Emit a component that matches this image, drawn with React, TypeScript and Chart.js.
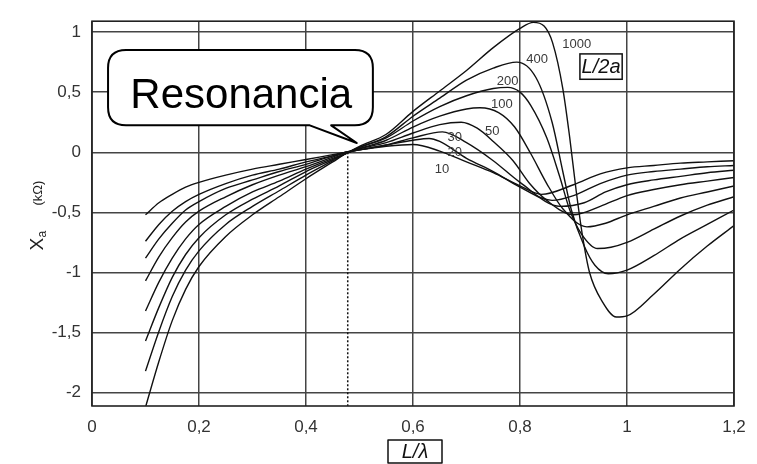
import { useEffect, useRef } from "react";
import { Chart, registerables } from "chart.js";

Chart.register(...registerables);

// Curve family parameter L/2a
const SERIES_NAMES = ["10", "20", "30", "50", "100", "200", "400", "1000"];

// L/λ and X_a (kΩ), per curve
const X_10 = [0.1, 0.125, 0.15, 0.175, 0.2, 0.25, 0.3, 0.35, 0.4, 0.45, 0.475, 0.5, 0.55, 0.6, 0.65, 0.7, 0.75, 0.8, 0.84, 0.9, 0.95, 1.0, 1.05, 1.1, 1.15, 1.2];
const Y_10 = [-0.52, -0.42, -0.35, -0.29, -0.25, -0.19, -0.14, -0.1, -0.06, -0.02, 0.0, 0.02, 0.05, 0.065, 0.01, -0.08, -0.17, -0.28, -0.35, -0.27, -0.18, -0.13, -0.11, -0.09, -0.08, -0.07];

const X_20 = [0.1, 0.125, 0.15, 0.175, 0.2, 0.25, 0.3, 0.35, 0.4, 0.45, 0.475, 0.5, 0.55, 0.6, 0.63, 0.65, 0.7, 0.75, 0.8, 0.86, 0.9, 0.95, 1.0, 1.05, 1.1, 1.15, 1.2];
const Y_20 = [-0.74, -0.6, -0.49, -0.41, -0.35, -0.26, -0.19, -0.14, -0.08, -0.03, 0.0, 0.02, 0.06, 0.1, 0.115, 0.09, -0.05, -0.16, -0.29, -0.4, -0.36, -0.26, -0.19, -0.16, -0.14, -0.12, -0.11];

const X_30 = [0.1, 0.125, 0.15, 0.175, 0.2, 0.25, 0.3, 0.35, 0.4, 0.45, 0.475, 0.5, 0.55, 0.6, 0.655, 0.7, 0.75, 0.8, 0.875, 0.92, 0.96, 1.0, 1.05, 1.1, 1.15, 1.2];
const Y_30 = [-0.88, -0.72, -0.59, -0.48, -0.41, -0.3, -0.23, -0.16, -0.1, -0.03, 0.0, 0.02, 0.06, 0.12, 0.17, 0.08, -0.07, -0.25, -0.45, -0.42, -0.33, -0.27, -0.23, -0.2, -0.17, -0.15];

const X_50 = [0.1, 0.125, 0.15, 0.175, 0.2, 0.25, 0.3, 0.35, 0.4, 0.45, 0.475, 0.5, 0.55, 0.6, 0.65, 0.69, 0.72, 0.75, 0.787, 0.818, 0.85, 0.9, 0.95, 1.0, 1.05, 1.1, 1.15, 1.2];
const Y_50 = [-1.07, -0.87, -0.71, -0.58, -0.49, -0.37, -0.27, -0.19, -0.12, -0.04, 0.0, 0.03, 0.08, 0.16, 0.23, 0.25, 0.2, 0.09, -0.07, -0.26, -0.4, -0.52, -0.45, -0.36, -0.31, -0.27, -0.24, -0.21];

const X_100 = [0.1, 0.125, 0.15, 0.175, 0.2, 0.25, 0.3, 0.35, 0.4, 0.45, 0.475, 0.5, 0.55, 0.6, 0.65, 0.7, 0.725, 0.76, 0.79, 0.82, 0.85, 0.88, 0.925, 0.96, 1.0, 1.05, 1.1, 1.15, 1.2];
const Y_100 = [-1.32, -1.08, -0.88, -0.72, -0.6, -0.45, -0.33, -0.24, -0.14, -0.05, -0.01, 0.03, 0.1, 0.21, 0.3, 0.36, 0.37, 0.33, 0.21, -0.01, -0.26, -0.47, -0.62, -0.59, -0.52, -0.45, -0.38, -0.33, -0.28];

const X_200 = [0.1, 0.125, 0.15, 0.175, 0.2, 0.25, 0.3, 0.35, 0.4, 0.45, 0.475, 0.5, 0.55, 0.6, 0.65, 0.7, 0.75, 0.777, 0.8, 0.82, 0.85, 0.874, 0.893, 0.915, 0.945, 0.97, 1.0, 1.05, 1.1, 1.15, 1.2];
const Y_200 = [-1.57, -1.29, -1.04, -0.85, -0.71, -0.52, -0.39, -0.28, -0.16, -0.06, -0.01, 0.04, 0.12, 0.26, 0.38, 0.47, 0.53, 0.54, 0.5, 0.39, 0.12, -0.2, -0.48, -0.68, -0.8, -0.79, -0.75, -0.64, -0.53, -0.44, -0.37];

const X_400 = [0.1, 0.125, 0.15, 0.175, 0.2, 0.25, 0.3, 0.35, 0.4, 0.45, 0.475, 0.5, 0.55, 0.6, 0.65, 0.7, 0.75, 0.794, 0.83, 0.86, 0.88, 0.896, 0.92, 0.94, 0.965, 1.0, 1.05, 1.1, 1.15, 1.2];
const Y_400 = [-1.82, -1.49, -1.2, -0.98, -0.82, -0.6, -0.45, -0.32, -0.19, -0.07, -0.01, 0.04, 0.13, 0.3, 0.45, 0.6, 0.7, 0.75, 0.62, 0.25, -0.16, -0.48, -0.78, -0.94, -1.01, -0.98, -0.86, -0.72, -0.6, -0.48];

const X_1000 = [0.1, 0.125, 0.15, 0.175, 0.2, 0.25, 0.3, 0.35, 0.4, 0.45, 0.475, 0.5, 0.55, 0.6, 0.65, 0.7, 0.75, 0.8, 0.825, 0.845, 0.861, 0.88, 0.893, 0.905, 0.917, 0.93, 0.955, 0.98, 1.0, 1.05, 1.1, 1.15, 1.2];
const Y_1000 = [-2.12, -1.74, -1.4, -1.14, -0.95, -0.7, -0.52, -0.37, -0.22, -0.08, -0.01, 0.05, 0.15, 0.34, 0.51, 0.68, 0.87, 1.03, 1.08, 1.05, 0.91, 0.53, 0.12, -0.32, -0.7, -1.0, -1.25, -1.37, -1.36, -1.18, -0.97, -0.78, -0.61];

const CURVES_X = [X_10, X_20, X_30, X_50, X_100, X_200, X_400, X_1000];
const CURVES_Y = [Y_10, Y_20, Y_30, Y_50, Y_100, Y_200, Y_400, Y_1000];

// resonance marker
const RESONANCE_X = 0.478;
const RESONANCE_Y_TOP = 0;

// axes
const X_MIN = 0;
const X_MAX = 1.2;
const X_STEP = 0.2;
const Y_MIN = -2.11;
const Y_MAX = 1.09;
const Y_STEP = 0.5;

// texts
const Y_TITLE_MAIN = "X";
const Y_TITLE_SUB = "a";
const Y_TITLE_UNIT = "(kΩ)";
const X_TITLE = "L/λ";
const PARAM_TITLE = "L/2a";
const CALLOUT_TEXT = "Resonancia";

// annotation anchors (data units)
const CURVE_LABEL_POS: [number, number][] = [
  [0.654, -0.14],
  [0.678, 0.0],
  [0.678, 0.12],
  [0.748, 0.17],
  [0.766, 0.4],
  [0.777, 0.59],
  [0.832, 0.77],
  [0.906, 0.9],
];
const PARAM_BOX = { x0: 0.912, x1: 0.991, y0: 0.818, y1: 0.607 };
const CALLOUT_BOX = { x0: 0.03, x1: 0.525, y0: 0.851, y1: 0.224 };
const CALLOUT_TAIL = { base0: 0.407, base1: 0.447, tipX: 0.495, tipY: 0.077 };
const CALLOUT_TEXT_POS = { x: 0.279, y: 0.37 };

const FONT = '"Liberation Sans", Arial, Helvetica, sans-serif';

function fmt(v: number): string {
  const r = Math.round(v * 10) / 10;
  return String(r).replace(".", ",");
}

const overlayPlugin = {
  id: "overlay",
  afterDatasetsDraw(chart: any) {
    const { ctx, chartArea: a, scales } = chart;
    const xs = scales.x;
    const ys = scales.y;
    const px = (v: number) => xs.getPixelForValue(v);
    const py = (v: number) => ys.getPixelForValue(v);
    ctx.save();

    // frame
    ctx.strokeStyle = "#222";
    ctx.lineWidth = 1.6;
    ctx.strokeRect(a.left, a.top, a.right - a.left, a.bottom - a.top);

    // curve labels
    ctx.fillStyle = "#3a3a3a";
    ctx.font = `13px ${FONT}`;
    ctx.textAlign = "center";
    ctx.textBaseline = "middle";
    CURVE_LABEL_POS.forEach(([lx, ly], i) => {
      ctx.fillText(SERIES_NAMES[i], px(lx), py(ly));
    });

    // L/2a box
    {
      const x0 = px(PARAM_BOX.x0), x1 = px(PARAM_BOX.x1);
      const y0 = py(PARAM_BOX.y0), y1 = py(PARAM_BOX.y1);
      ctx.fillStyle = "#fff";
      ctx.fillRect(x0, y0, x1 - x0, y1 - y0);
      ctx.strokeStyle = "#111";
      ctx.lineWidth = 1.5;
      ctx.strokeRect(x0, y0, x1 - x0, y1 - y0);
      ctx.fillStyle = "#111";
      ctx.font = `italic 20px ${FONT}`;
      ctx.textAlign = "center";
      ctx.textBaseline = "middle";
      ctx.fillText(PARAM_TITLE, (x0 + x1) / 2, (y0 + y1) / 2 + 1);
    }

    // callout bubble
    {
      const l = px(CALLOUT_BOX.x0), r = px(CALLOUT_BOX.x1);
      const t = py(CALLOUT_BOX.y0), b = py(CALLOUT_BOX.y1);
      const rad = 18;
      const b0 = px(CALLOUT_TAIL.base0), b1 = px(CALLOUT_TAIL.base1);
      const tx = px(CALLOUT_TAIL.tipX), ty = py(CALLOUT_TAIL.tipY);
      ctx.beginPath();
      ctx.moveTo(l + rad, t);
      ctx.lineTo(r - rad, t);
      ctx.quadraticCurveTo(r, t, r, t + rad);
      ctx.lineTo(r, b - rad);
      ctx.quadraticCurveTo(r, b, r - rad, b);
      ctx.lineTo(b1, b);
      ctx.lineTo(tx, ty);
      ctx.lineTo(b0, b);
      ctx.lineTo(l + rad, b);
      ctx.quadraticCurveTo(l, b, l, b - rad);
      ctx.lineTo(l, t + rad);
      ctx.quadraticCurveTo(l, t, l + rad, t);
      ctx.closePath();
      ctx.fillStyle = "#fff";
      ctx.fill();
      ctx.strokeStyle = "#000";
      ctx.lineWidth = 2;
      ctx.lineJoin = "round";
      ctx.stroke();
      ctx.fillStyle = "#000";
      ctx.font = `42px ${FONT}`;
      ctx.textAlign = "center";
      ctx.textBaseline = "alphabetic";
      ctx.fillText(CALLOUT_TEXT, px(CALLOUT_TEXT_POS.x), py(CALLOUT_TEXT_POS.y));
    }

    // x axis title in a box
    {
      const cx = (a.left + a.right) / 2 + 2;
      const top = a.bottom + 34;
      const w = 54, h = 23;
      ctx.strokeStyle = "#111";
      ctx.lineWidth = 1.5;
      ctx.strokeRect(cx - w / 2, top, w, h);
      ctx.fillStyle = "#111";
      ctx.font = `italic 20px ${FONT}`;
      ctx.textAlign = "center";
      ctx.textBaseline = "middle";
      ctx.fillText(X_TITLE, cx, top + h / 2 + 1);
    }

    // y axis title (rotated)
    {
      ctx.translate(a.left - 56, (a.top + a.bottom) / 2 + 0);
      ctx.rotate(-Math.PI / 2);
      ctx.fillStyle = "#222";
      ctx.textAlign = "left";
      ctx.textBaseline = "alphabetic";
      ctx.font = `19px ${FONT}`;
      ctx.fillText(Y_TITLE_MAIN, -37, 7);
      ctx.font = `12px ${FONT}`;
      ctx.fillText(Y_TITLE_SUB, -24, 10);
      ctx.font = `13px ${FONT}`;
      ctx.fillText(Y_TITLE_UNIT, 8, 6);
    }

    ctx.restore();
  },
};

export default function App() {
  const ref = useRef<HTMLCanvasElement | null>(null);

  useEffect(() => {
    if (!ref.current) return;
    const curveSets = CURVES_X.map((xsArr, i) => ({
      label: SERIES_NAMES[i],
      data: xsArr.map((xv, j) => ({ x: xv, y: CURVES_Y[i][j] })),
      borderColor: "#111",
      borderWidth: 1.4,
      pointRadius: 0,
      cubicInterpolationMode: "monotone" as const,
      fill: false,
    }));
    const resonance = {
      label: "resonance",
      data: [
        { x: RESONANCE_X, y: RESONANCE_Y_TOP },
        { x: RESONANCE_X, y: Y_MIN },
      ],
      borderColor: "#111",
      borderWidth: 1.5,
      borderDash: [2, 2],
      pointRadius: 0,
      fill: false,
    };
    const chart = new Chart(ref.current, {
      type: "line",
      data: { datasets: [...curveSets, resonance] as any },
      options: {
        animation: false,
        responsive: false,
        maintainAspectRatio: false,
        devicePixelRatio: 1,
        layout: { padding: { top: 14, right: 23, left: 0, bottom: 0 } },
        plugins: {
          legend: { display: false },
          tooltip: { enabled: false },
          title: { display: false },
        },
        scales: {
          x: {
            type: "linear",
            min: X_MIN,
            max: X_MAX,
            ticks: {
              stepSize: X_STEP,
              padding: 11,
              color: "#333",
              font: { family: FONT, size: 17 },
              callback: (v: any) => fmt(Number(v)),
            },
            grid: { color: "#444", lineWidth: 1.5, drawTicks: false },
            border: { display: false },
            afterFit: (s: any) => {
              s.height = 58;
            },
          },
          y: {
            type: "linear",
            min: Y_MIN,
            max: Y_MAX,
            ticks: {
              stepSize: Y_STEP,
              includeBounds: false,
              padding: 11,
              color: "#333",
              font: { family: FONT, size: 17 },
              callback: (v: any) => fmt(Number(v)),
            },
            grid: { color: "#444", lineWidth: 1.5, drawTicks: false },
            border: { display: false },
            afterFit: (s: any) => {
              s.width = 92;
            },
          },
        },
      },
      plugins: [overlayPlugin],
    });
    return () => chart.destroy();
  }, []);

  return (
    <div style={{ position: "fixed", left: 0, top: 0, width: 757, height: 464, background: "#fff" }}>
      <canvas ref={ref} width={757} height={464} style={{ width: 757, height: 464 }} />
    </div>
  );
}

# # # # # # #

Restate the data word for word from its first line through the line with "-0.27, -0.24, -0.21];", leaving out any picture along the way.

Emit a component that matches this image, drawn with React, TypeScript and Chart.js.
import { useEffect, useRef } from "react";
import { Chart, registerables } from "chart.js";

Chart.register(...registerables);

// Curve family parameter L/2a
const SERIES_NAMES = ["10", "20", "30", "50", "100", "200", "400", "1000"];

// L/λ and X_a (kΩ), per curve
const X_10 = [0.1, 0.125, 0.15, 0.175, 0.2, 0.25, 0.3, 0.35, 0.4, 0.45, 0.475, 0.5, 0.55, 0.6, 0.65, 0.7, 0.75, 0.8, 0.84, 0.9, 0.95, 1.0, 1.05, 1.1, 1.15, 1.2];
const Y_10 = [-0.52, -0.42, -0.35, -0.29, -0.25, -0.19, -0.14, -0.1, -0.06, -0.02, 0.0, 0.02, 0.05, 0.065, 0.01, -0.08, -0.17, -0.28, -0.35, -0.27, -0.18, -0.13, -0.11, -0.09, -0.08, -0.07];

const X_20 = [0.1, 0.125, 0.15, 0.175, 0.2, 0.25, 0.3, 0.35, 0.4, 0.45, 0.475, 0.5, 0.55, 0.6, 0.63, 0.65, 0.7, 0.75, 0.8, 0.86, 0.9, 0.95, 1.0, 1.05, 1.1, 1.15, 1.2];
const Y_20 = [-0.74, -0.6, -0.49, -0.41, -0.35, -0.26, -0.19, -0.14, -0.08, -0.03, 0.0, 0.02, 0.06, 0.1, 0.115, 0.09, -0.05, -0.16, -0.29, -0.4, -0.36, -0.26, -0.19, -0.16, -0.14, -0.12, -0.11];

const X_30 = [0.1, 0.125, 0.15, 0.175, 0.2, 0.25, 0.3, 0.35, 0.4, 0.45, 0.475, 0.5, 0.55, 0.6, 0.655, 0.7, 0.75, 0.8, 0.875, 0.92, 0.96, 1.0, 1.05, 1.1, 1.15, 1.2];
const Y_30 = [-0.88, -0.72, -0.59, -0.48, -0.41, -0.3, -0.23, -0.16, -0.1, -0.03, 0.0, 0.02, 0.06, 0.12, 0.17, 0.08, -0.07, -0.25, -0.45, -0.42, -0.33, -0.27, -0.23, -0.2, -0.17, -0.15];

const X_50 = [0.1, 0.125, 0.15, 0.175, 0.2, 0.25, 0.3, 0.35, 0.4, 0.45, 0.475, 0.5, 0.55, 0.6, 0.65, 0.69, 0.72, 0.75, 0.787, 0.818, 0.85, 0.9, 0.95, 1.0, 1.05, 1.1, 1.15, 1.2];
const Y_50 = [-1.07, -0.87, -0.71, -0.58, -0.49, -0.37, -0.27, -0.19, -0.12, -0.04, 0.0, 0.03, 0.08, 0.16, 0.23, 0.25, 0.2, 0.09, -0.07, -0.26, -0.4, -0.52, -0.45, -0.36, -0.31, -0.27, -0.24, -0.21];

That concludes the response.